Attack of the Sensors

Wireless Sensor Networks (WSNs) finds application in a variety of fields, including agriculture, healthcare, and renewable energy. These sensors are used to monitor and record physical conditions such as temperature, humidity, etc.

The increase in the applications of WSNs has made them more vulnerable to attacks such as hacking.

These attacks aim to manipulate the normal functioning of the sensor nodes and thus disrupt the overall signal-processing capabilities of the WSNs.

Hence, there is a need to operate these WSNs in such a way that, in spite of attacks, they can accurately estimate a parameter such as temperature or humidity.

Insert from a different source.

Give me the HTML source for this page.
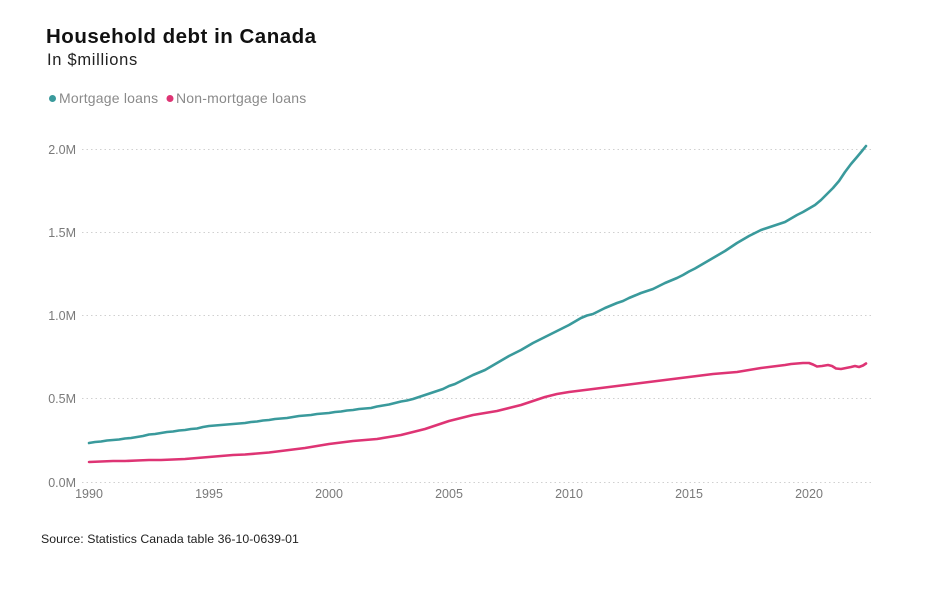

The solution to counteract this problem is to develop consensus algorithms resilient to such attacks. Recently two algorithms based on the consensus+innovations approach have been developed, which ensure both the normal sensors, and the sensors under attack reach consensus over the true value of the parameter to be estimated. However, these algorithms assume bidirectional communication links between the sensor nodes. In many practical scenarios, the power levels at which sensor nodes broadcast information or their interference and noise patterns, differ from node to node. Therefore, the communication between nodes in such cases is unidirectional. For consensus-based algorithms to work properly, it is required to ensure averaging of the information among the agents over time. While for an undirected network, this gets taken care of by network connectivity, it is not that trivial for a network with unidirectional communication. This necessitates the need to scale the information appropriately by introducing proper weights, termed weight balancing, so that, with time, the averaging of the information in the network is facilitated.

In this study conducted by Mr. Shamik Bhattacharyya and Prof. Rachel Kalpana Kalaimani from the Department of Electrical Engineering, Indian Institute of Technology (IIT) Madras, Chennai, India, and Mr. Kiran Rokade from the Electrical and Computer Engineering Department, Cornell University, Ithaca, New York, USA, a resilient distribution estimation algorithm was devised that ensures both the normal sensors and the sensors under attack reach consensus over the true value of the parameter to be estimated even when unidirectional communication exists across the sensors. This algorithm was named the Resilient Estimation through Weight Balancing (REWB) algorithm which achieves averaging on the information in the network, required for the unidirectional case by introducing appropriate weights to scale the information of the nodes, termed weight balancing.

The REWB algorithm is a distributed estimation algorithm over directed graphs resilient to sensor spoofing type attacks. To the best of the authors’ knowledge, this is the first time that such an algorithm has been devised. The only condition for the sensors to asymptotically converge to the parameter value to be estimated is that the number of sensors affected is less than half of the total number of sensors.

Future works are to consider other models of adversarial attacks.

Dr. Swanand Khare, from the Department of Mathematics, Indian Institute of Technology (IIT) Kharagpur, West Bengal, India, gave his analysis of this study and appreciated the authors’ efforts with the following comments: “In a multi-agent system, distributed estimation of an unknown parameter in the presence of sensor spoofing-type adversarial attacks was previously addressed using bidirectional communication links between agents.

In this paper, Dr. Rachel and her students consider the communication links between agents to be unidirectional, modelled as a directed graph.

To tackle the challenge that a directed graph is not inherently weight-balanced, the authors assign time-varying weights to the nodes and suitably update them to achieve weight-balancing.

Resilience to the manipulation of sensor data by adversaries is achieved by designing the update-law based on the consensus+innovations approach and using a suitable damping term in the innovations part.

Both ideas of weight-balancing and resilience are nicely integrated to develop the novel Resilient Estimation through Weight Balancing (REWB) algorithm, the essential contribution of this paper.

Interestingly, the REWB algorithm achieves the same resilience guarantee for directed graphs as the best-case guarantee for undirected graphs.”